Fred Tutman guided a motorboat across a wide expanse of water fringed by trees in southern Maryland.
“So we’re on the Patuxent River, roughly the central portion of the 110 mile linear watershed,” said Tutman, 57, a former television reporter and producer turned environmental advocate. “This is called jug bay, which is basically a big nature preserve.”
A field of lily pads slid past, their heart-shaped leaves floating on the shallow water. Bright yellow blossoms on long stalks winked just beneath the surface.
Tutman is a seventh-generation farmer who grew up beside the river. For the last 11 years, he’s devoted his life to running a nonprofit organization, called Patuxent Riverkeeper, that is dedicated to cleaning up the waterway.
“My job is to protect water quality,” Tutman said, as a great blue heron flew overhead. “And the way I do that is through community organizing, rallying people, building enthusiasm, and empowering people to fight for the river.”
As he spoke, between the trees at the far end of the lake-like widening of the waterway, the smokestacks of Maryland’s largest coal-fired power plant rose.
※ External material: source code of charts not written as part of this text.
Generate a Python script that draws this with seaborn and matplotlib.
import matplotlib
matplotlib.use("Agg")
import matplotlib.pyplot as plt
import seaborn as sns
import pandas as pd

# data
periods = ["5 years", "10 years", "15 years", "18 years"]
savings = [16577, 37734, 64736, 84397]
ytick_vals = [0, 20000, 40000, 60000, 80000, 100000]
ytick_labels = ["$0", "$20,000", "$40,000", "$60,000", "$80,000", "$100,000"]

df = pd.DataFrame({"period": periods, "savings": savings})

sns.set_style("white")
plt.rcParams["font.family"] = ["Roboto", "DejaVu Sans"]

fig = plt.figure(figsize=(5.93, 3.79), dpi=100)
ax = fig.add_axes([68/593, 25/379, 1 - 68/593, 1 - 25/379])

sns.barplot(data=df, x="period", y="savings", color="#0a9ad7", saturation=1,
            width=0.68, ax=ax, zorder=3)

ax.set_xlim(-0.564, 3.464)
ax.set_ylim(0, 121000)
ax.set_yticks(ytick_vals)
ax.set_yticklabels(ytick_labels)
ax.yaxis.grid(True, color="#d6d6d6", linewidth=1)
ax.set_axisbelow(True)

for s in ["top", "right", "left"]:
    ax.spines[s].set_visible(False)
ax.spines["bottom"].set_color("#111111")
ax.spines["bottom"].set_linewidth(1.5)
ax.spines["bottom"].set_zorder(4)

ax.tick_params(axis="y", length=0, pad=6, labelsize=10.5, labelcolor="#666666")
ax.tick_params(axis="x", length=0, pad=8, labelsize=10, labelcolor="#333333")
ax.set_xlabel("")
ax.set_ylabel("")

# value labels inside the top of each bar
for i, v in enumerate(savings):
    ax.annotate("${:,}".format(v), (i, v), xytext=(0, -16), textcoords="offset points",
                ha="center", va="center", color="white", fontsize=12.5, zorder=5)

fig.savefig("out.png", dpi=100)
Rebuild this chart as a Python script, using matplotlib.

The Chalk Point Generating Station looked almost like the City of Oz – but a dark Oz -- looming over the field of yellow lilies.
“Chalk Point is a 1960’s vintage coal-burning power plant,” Tutman explained. “It’s an old design, which has a number of impacts on the river. It has a cooling canal that runs through the interior of the plant and sucks water out of the Patuxent and vents it out the other end of the plant grounds. And that creates problems, in terms of hot water discharges. The plant also has a coal waste stream, and it actually pollutes right now at about 40 times its permitted limits from a discharge pipe into the Patuxent. So we have an enforcement action going and we are partnered with the state of Maryland to bring the plant into compliance and to impose fines for its over-the-top discharges.”
Tutman explained that this lawsuit is one of about ten that he is involved in against polluters along the river. And while that number may sound excessive, he argues that lawsuits have been one of the few things that have actually worked to improve the river.
A lawsuit against Maryland back in the 1970s by former Calvert County Commissioner Bernie Fowler – who now sits on Tutman’s board -- forced the state and upstream counties to modernize sewage treatment plants along the Patuxent. This succeeded in reducing pollution for a time. But then suburban sprawl and population growth dumped more runoff pollution into the waterway.
“The Patuxent River is in trouble, like many of the Chesapeake Bay tributaries,” Tutman said. “It is a death by a thousand cuts. It’s growth, diffuse discharges from construction sites, parking lots, and runoff. It’s 36 wastewater treatment plants, industrial dischargers. The list is long. And the river has been receiving a D minus grade consistently for its health for the last several years. It’s shocking. I think it should build citizen outrage, and that is one of our goals: to build constructive outrage to demand change.”
Tutman has thrown his body and soul into a continuing fight for the river. He filed a lawsuit against Wal Mart over a proposal to build a Super WalMart in a farm field surrounded by family farms in Bowie.
But his litigation also nearly cost him his life.
“The very first lawsuit I worked on was within weeks of me taking the job as riverkeeper,” Tutman said. “And it ended up in a situation where I stayed up many days and nights drafting a legal complaint and at the end of it, I collapsed. I found myself in the cardiac ward. I had pushed a little too hard and really depleted my stamina. They called it a ‘cardiac event.’ My heart stopped beating.”
Tutman woke up in the hospital – and eventually recovered. And his 2005 lawsuit against a sewage treatment plant run by the Washington Suburban Sanitary Commission ended up as a victory for the river. The lawsuit resulted in a $350 million settlement that paid for repairs at the facility that reduced water pollution.
But the near-death incident also taught him a lesson: He can’t be a guardian only of natural resources. He must also be a good steward of his own personal resources: his time, his energy, his health, and his heart.
“To make the Patuxent River better will take a little bit of something from everyone,” Tutman said. “Not money per se -- but participation, vigilance, the willingness to step up and the willingness to express dissent. And that’s really tricky,” Tutman said. “I think people are in favor of environmentalism up until the point where it doesn’t interfere with their everyday life; it doesn’t interfere with the PTA meetings, and commuting to work, and doing all that other stuff.”
“It is a burden to be vigilant,” Tutman said. “It is a burden to fight for something that really we shouldn’t have to fight for, such as protecting the commons. But we absolutely need to do it.”
The Patuxent is the longest river entirely within Maryland’s boundaries. If state residents lose the Patuxent to sprawl and pollution, they have nobody to blame but themselves.